Vendredi 16 mai 1986 : réunion de crise au ministère de l’Intérieur. La présence de plus de 10 000 becquerels par litre dans du lait de brebis en Corse n’entraîne aucune décision du gouvernement, alors que la réglementation européenne préconisait de retirer de la consommation tout produit alimentaire contenant plus de 500 bq/l. Un document est annoté à la main : « Nous avons des chiffres qui ne peuvent être diffusés ». Ce document sera saisi par la justice lors d’une perquisition en 2001.  
Vendredi 16 mai 1986 : le ministère de la santé diffuse un invraisemblable communiqué : « La santé publique n’est aucunement menacée par les conséquences de l’accident de Tchernobyl. Les activités courantes peuvent donc être poursuivies sans précautions particulières, notamment l’alimentation et les activités de plein air. » On connaît la suite des décisions gouvernementales… prises strictement pour des considérations économiques (est-ce véritablement différent pour la grippe H1N1 ou pour le nuage de cendres ?)
Un quart environ des cendres rejetées par un volcan en éruption en Islande contient pourtant des particules très fines qui les rendent « plus dangereuses » parce qu’elles pénètrent plus avant dans les poumons, a estimé l’Organisation mondiale de la Santé. « Les particules dont la taille est de moins de 10 microns sont plus dangereuses car elles peuvent pénétrer plus profondément dans les poumons », a expliqué la directrice du département de la santé publique et de l’environnement de l’OMS, Maria Neira, celle qui a diffusé des messages subliminaux sur la grippe.
La seule certitude que l’on possède, c’est que, désormais, la mondialisation des échanges montre ses limites. Elle s’effondre par pans entiers, dès que la nature reprend ses droits. En six mois (Haïti, le Chili -passé sous silence-, Xynthia, la Chine ces derniers jours, le volcan islandais…) il y a matière à douter des communiqués officiels en tous genres, car les plus sérieux, les plus fiables, ne sont pas toujours ceux qui paraissent dans la presse. Allez, consolez-vous, le gouvernement a aidé « ses » pauvres banques mal en point, « ses » constructeurs automobiles pollueurs, qui ont muselé toutes les avancées technologiques néfastes à leur business pétrolier, les laboratoires pharmaceutiques : il empruntera encore quelques millions pour sauver les compagnies aériennes.

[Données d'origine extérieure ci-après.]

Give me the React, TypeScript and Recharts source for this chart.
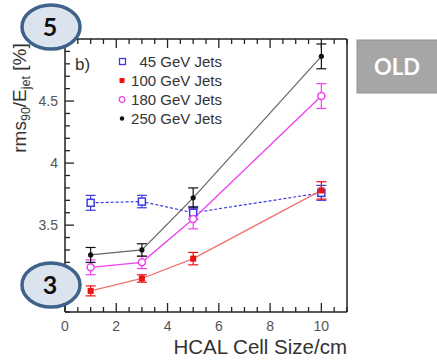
import { LineChart, Line, XAxis, YAxis, ErrorBar } from 'recharts'

// cell sizes in cm
const cellSizes = [1, 3, 5, 10]

const jets45 = [3.68, 3.69, 3.6, 3.76]
const jets45Err = [0.06, 0.05, 0.05, 0.06]
const jets100 = [2.97, 3.07, 3.23, 3.78]
const jets100Err = [0.04, 0.03, 0.05, 0.07]
const jets180 = [3.16, 3.2, 3.55, 4.54]
const jets180Err = [0.06, 0.05, 0.08, 0.1]
const jets250 = [3.26, 3.3, 3.72, 4.86]
const jets250Err = [0.06, 0.05, 0.08, 0.1]

const seriesNames = ['45 GeV Jets', '100 GeV Jets', '180 GeV Jets', '250 GeV Jets']

const xTicks = [0, 0.5, 1, 1.5, 2, 2.5, 3, 3.5, 4, 4.5, 5, 5.5, 6, 6.5, 7, 7.5, 8, 8.5, 9, 9.5, 10, 10.5, 11]
const yTicks = [2.8, 2.9, 3, 3.1, 3.2, 3.3, 3.4, 3.5, 3.6, 3.7, 3.8, 3.9, 4, 4.1, 4.2, 4.3, 4.4, 4.5, 4.6, 4.7, 4.8, 4.9, 5]
// 3 and 5 are shown by the badges instead
const yLabels = [3.5, 4, 4.5]

const data = cellSizes.map((size, i) => ({
  size,
  j45: jets45[i],
  e45: jets45Err[i],
  j100: jets100[i],
  e100: jets100Err[i],
  j180: jets180[i],
  e180: jets180Err[i],
  j250: jets250[i],
  e250: jets250Err[i],
}))

const FONT = '"Liberation Sans", Arial, sans-serif'
const BLUE = '#3a3ae0'
const RED = '#ee1111'
const RED_LINE = '#f07070'
const MAGENTA = '#f040f0'
const BLACK = '#111'
const GREY_LINE = '#666'

const isMultiple = (v: number, step: number) => Math.abs(v / step - Math.round(v / step)) < 1e-6

const XTick = (props: any) => {
  const { x, y, payload, side } = props
  const v = payload.value
  const major = isMultiple(v, 2)
  const len = major ? 9 : 5
  const dir = side === 'top' ? 1 : -1
  return (
    <g>
      <line x1={x} y1={y} x2={x} y2={y + dir * len} stroke="#222" strokeWidth={1.3} />
      {side === 'bottom' && major && (
        <text x={x} y={y + 19} textAnchor="middle" fontSize={14} fill="#555" fontFamily={FONT}>
          {v}
        </text>
      )}
    </g>
  )
}

const YTick = (props: any) => {
  const { x, y, payload, side } = props
  const v = payload.value
  const major = isMultiple(v, 0.5)
  const len = major ? 9 : 5
  const dir = side === 'left' ? 1 : -1
  const showLabel = side === 'left' && yLabels.some((l) => Math.abs(l - v) < 1e-6)
  return (
    <g>
      <line x1={x} y1={y} x2={x + dir * len} y2={y} stroke="#222" strokeWidth={1.3} />
      {showLabel && (
        <text x={x - 7} y={y + 5} textAnchor="end" fontSize={14} fill="#555" fontFamily={FONT}>
          {Math.round(v * 10) / 10}
        </text>
      )}
    </g>
  )
}

const OpenSquare = (p: any) => (
  <rect key={p.key} x={p.cx - 3.5} y={p.cy - 3.5} width={7} height={7} fill="#fff" stroke={BLUE} strokeWidth={1.5} />
)
const FilledSquare = (p: any) => (
  <rect key={p.key} x={p.cx - 3} y={p.cy - 3} width={6} height={6} fill={RED} />
)
const OpenCircle = (p: any) => (
  <circle key={p.key} cx={p.cx} cy={p.cy} r={3.5} fill="#fff" stroke={MAGENTA} strokeWidth={1.5} />
)
const Dot = (p: any) => <circle key={p.key} cx={p.cx} cy={p.cy} r={2.6} fill={BLACK} />

export default function App() {
  const legendMarkers = [
    <rect x={119.5} y={58.5} width={6} height={6} fill="#fff" stroke={BLUE} strokeWidth={1.3} />,
    <rect x={119.5} y={78} width={5} height={5} fill={RED} />,
    <circle cx={122} cy={99.5} r={2.8} fill="#fff" stroke={MAGENTA} strokeWidth={1.2} />,
    <circle cx={122} cy={118.5} r={2.2} fill={BLACK} />,
  ]

  return (
    <div style={{ position: 'absolute', left: 0, top: 0, width: 437, height: 360, background: '#fff', fontFamily: FONT }}>
      <LineChart width={437} height={360} data={data} margin={{ top: 38, right: 89, bottom: 18, left: 25 }}>
        <XAxis
          dataKey="size"
          type="number"
          domain={[0, 11]}
          ticks={xTicks}
          interval={0}
          height={30}
          tickSize={0}
          tickMargin={0}
          axisLine={{ stroke: '#222', strokeWidth: 1.5 }}
          tick={<XTick side="bottom" />}
        />
        <XAxis
          xAxisId="top"
          orientation="top"
          dataKey="size"
          type="number"
          domain={[0, 11]}
          ticks={xTicks}
          interval={0}
          height={1}
          tickSize={0}
          tickMargin={0}
          axisLine={{ stroke: '#222', strokeWidth: 1.5 }}
          tick={<XTick side="top" />}
        />
        <YAxis
          type="number"
          domain={[2.8, 5]}
          ticks={yTicks}
          interval={0}
          width={40}
          tickSize={0}
          tickMargin={0}
          allowDataOverflow
          axisLine={{ stroke: '#222', strokeWidth: 1.5 }}
          tick={<YTick side="left" />}
        />
        <YAxis
          yAxisId="right"
          orientation="right"
          type="number"
          domain={[2.8, 5]}
          ticks={yTicks}
          interval={0}
          width={1}
          tickSize={0}
          tickMargin={0}
          axisLine={{ stroke: '#222', strokeWidth: 1.5 }}
          tick={<YTick side="right" />}
        />
        <Line
          dataKey="j45"
          name={seriesNames[0]}
          stroke={BLUE}
          strokeWidth={1.2}
          strokeDasharray="3 2"
          dot={OpenSquare}
          isAnimationActive={false}
        >
          <ErrorBar dataKey="e45" width={5} stroke={BLUE} strokeWidth={1.2} />
        </Line>
        <Line
          dataKey="j100"
          name={seriesNames[1]}
          stroke={RED_LINE}
          strokeWidth={1.3}
          dot={FilledSquare}
          isAnimationActive={false}
        >
          <ErrorBar dataKey="e100" width={5} stroke={RED} strokeWidth={1.2} />
        </Line>
        <Line
          dataKey="j180"
          name={seriesNames[2]}
          stroke={MAGENTA}
          strokeWidth={1.3}
          dot={OpenCircle}
          isAnimationActive={false}
        >
          <ErrorBar dataKey="e180" width={5} stroke={MAGENTA} strokeWidth={1.2} />
        </Line>
        <Line
          dataKey="j250"
          name={seriesNames[3]}
          stroke={GREY_LINE}
          strokeWidth={1.2}
          dot={Dot}
          isAnimationActive={false}
        >
          <ErrorBar dataKey="e250" width={5} stroke={BLACK} strokeWidth={1.2} />
        </Line>
      </LineChart>

      <svg width={437} height={360} style={{ position: 'absolute', left: 0, top: 0, pointerEvents: 'none' }}>
        <text x={75} y={70} fontSize={17} fill="#333" fontFamily={FONT}>b)</text>
        {seriesNames.map((name, i) => (
          <g key={name}>
            {legendMarkers[i]}
            <text x={222} y={67 + i * 19} textAnchor="end" fontSize={15} fill="#333" fontFamily={FONT}>
              {name}
            </text>
          </g>
        ))}

        <text transform="translate(26,98) rotate(-90)" textAnchor="middle" fontSize={19} fill="#333" fontFamily={FONT}>
          rms<tspan fontSize={12.5} dy={4}>90</tspan>
          <tspan dy={-4}>/E</tspan>
          <tspan fontSize={12.5} dy={4}>jet</tspan>
          <tspan dy={-4}> [%]</tspan>
        </text>

        <text x={347} y={354} textAnchor="end" fontSize={20.5} fill="#333" fontFamily={FONT}>
          HCAL Cell Size/cm
        </text>

        <rect x={357} y={40} width={90} height={53} fill="#a6a6a6" stroke="#909090" strokeWidth={1} />
        <text x={397} y={75} textAnchor="middle" fontSize={22} fontWeight="bold" fill="#fff" fontFamily="Lato, 'Open Sans', sans-serif">
          OLD
        </text>

        <ellipse cx={51} cy={27} rx={29} ry={22} fill="#dbe3ef" stroke="#3f628a" strokeWidth={3.5} />
        <text x={50} y={36} textAnchor="middle" fontSize={25} fontWeight="bold" fill="#111" fontFamily="Lato, 'Open Sans', sans-serif">
          5
        </text>
        <ellipse cx={51} cy={285} rx={29} ry={22} fill="#dbe3ef" stroke="#3f628a" strokeWidth={3.5} />
        <text x={50} y={294} textAnchor="middle" fontSize={25} fontWeight="bold" fill="#111" fontFamily="Lato, 'Open Sans', sans-serif">
          3
        </text>
      </svg>
    </div>
  )
}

Cet article a 2 commentaires

  1. Catherine

    OK à 100% pour le principe de précaution, ayant moi-même eu un cancer de la thyroïde –lié ou non- . Fini à présent, et je me porte au mieux. Il m’en reste une révolte viscérale vis-à-vis de ceux qui nous ont alors menti quant au nuage de Tchernobyl. Nous ne l’avons su qu « après »… lorsque les dégâts ont été constatés, en Ukraine et plus loin. Les nuages traverseraient ils donc les frontières géographiques sans autorisation ? Rappelons nous aussi de Bhopal, de Seveso, de Minnamata : de simples faits divers ?

  2. Gilbert SOULET

    Bonjour,
    Où une grosse trouille à raisonner par …l’Education.